▸ Task:
For every line in the records that has the word "this", make a copy.

▸ Data records:
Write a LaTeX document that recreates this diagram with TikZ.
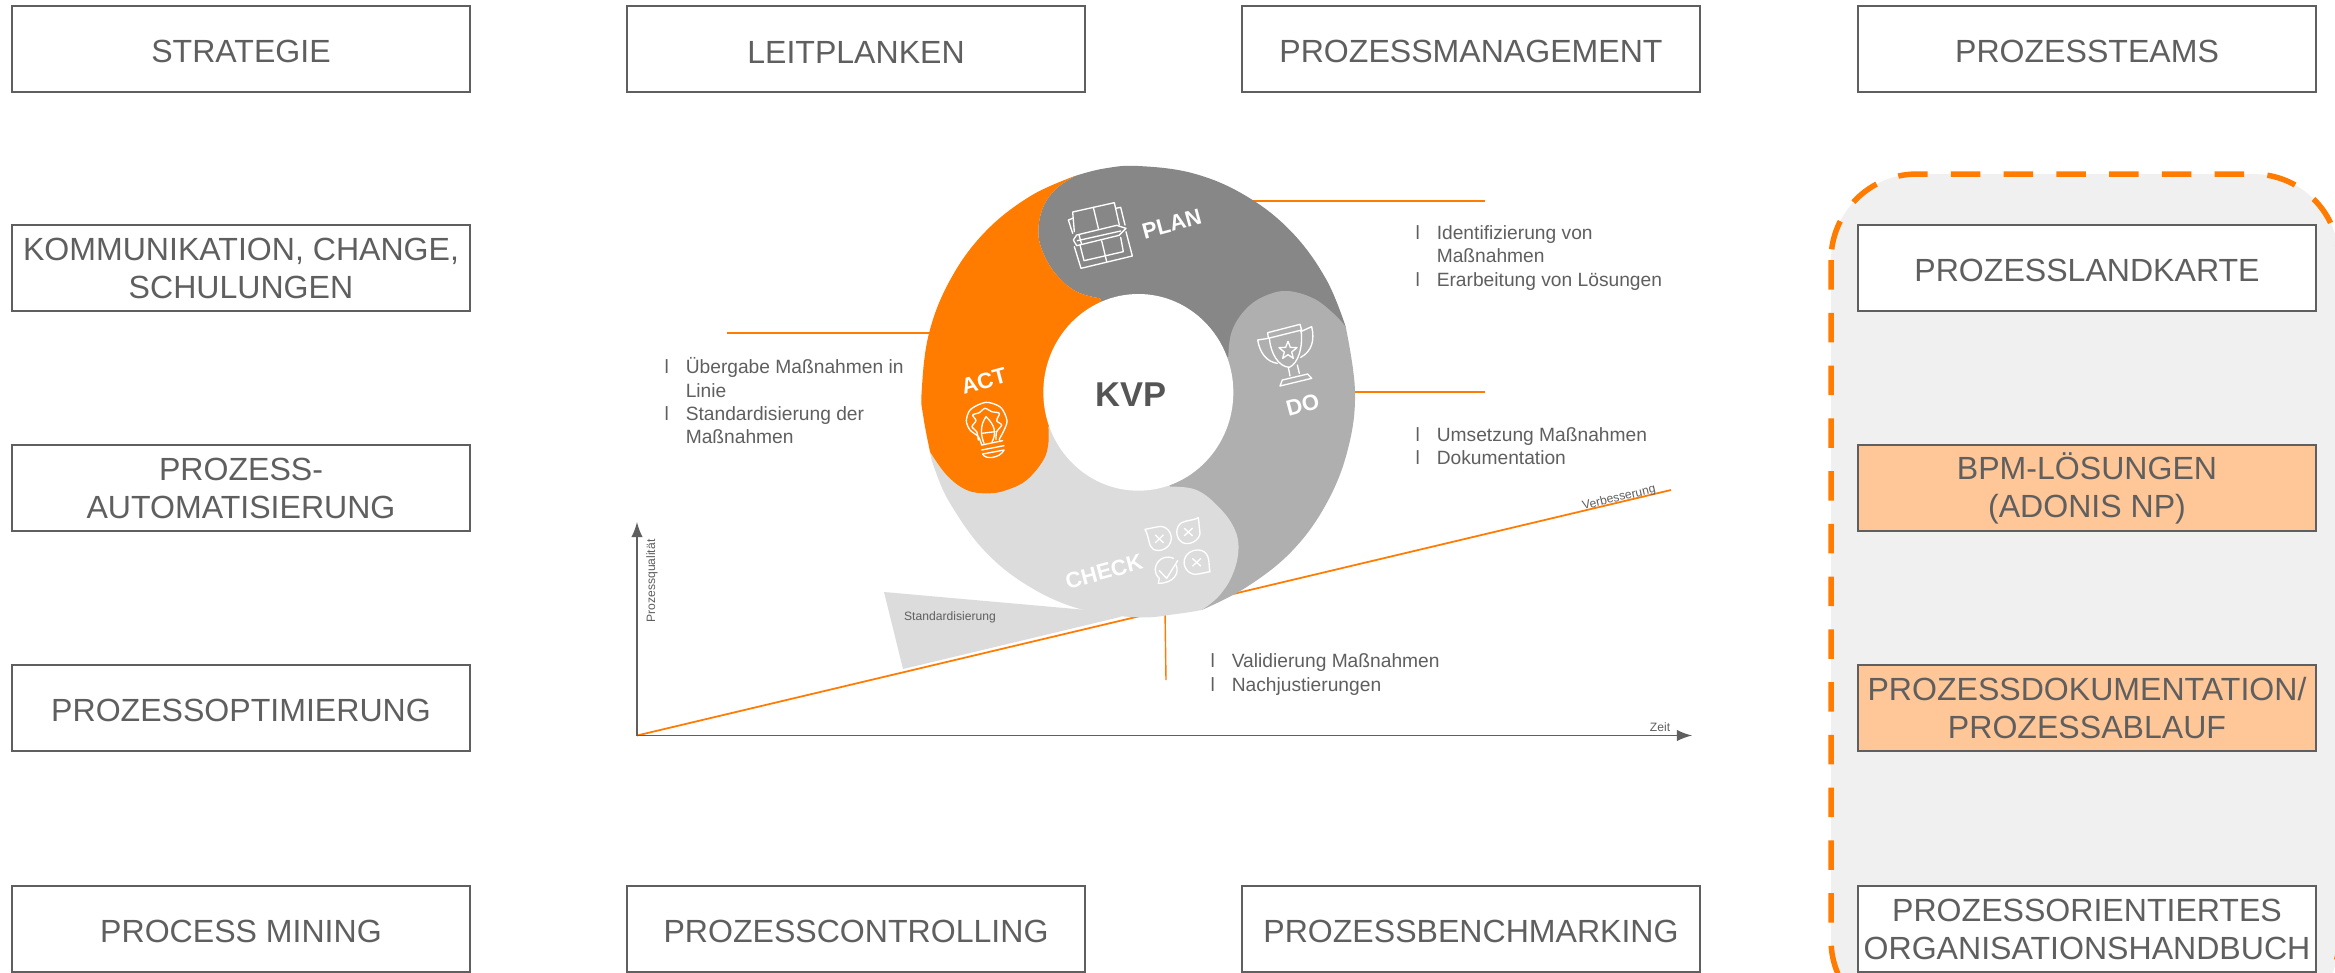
* * *
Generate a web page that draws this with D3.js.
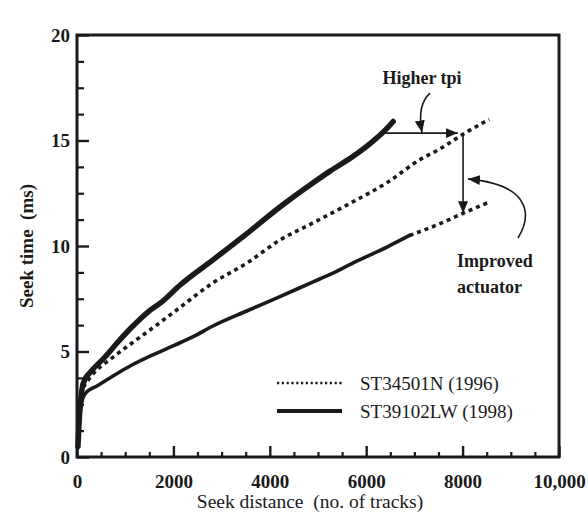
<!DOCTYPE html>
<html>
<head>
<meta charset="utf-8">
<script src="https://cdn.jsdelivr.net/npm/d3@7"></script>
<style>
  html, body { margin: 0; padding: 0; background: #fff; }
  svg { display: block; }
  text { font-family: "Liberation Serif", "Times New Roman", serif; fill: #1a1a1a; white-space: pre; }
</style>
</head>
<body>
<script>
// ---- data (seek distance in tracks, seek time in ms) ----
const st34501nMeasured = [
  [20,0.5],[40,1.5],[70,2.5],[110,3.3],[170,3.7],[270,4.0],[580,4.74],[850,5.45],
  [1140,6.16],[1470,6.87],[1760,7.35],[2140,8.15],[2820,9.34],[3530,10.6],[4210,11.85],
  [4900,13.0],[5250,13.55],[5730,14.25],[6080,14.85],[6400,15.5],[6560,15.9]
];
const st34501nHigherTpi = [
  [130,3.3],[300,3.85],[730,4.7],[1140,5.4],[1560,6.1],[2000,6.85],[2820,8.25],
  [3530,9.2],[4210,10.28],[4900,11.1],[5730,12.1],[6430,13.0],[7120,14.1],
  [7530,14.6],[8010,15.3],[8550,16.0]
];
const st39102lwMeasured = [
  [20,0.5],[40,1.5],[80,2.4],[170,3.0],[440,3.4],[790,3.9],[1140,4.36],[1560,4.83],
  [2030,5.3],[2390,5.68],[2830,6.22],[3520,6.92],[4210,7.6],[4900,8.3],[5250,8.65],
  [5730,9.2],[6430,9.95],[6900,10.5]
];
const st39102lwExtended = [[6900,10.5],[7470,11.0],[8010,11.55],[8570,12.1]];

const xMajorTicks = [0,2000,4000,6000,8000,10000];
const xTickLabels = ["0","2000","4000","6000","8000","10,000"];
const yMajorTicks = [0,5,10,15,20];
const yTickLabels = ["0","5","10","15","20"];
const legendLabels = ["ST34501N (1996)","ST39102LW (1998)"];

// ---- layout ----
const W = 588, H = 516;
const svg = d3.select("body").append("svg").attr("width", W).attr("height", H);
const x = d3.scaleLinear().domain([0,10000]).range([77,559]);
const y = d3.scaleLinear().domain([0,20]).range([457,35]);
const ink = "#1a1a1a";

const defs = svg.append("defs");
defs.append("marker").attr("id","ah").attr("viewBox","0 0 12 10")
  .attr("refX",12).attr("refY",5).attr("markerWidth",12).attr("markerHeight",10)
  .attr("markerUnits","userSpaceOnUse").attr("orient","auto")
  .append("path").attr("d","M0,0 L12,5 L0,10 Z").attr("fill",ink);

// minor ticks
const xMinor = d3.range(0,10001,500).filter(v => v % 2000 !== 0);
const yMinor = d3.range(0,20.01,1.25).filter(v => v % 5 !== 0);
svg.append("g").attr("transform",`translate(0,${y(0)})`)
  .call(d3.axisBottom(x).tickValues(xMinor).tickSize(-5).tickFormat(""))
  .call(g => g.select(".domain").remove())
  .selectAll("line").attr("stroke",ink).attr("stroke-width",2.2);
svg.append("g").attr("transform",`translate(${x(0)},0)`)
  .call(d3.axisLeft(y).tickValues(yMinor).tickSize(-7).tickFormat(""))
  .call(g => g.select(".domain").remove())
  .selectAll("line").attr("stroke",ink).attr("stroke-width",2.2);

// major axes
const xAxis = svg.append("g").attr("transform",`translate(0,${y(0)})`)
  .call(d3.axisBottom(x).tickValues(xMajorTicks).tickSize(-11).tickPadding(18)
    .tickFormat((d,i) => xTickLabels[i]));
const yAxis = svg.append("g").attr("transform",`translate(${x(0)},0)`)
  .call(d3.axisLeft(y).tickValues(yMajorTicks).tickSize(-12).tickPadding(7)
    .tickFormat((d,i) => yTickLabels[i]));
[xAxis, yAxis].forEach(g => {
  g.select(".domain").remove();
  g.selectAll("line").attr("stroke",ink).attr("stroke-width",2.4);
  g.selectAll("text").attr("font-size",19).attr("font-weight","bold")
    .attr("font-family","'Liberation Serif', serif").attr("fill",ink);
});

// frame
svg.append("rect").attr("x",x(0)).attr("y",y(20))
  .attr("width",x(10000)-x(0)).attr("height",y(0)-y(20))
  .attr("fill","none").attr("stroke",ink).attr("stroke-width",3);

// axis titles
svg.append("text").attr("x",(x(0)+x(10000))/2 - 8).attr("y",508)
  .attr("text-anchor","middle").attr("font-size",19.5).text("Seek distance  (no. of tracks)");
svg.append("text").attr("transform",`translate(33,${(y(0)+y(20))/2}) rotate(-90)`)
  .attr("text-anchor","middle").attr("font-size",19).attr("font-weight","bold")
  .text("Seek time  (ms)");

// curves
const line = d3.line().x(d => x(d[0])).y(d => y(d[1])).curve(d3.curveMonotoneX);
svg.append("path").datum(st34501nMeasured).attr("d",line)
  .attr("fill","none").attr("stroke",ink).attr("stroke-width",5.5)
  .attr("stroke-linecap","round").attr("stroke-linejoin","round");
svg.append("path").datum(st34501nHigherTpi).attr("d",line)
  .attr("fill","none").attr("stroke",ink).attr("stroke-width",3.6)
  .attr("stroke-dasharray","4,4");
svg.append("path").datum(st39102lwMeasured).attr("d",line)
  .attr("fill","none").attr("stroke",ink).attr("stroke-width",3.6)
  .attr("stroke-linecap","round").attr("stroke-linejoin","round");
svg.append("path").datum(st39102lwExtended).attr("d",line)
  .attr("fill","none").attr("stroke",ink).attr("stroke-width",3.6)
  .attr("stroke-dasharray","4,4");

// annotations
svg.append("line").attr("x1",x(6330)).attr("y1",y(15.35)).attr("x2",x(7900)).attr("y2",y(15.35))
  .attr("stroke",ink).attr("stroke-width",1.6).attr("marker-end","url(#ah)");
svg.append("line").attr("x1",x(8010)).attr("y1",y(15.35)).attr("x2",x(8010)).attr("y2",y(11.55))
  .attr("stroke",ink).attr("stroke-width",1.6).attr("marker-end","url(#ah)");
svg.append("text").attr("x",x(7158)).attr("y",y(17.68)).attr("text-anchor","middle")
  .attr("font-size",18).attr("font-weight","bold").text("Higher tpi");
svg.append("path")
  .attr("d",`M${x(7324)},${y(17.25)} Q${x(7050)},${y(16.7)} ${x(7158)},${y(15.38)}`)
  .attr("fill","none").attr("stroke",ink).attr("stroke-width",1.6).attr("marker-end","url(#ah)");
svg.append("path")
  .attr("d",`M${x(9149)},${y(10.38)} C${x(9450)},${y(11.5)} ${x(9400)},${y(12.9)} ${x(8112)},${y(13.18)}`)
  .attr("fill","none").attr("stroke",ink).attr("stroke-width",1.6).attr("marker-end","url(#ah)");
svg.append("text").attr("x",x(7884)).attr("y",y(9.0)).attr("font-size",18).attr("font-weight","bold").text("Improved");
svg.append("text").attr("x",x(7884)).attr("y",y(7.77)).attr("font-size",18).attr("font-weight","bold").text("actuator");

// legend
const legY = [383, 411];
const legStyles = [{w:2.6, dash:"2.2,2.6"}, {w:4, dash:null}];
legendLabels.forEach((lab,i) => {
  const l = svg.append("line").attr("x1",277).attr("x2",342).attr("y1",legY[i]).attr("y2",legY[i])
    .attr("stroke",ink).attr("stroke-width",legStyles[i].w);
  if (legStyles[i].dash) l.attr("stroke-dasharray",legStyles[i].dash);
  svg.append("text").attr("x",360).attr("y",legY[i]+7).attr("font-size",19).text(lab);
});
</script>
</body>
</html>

▸ Solution to the problem:
Write a LaTeX document that recreates this diagram with TikZ.
Generate a web page that draws this with D3.js.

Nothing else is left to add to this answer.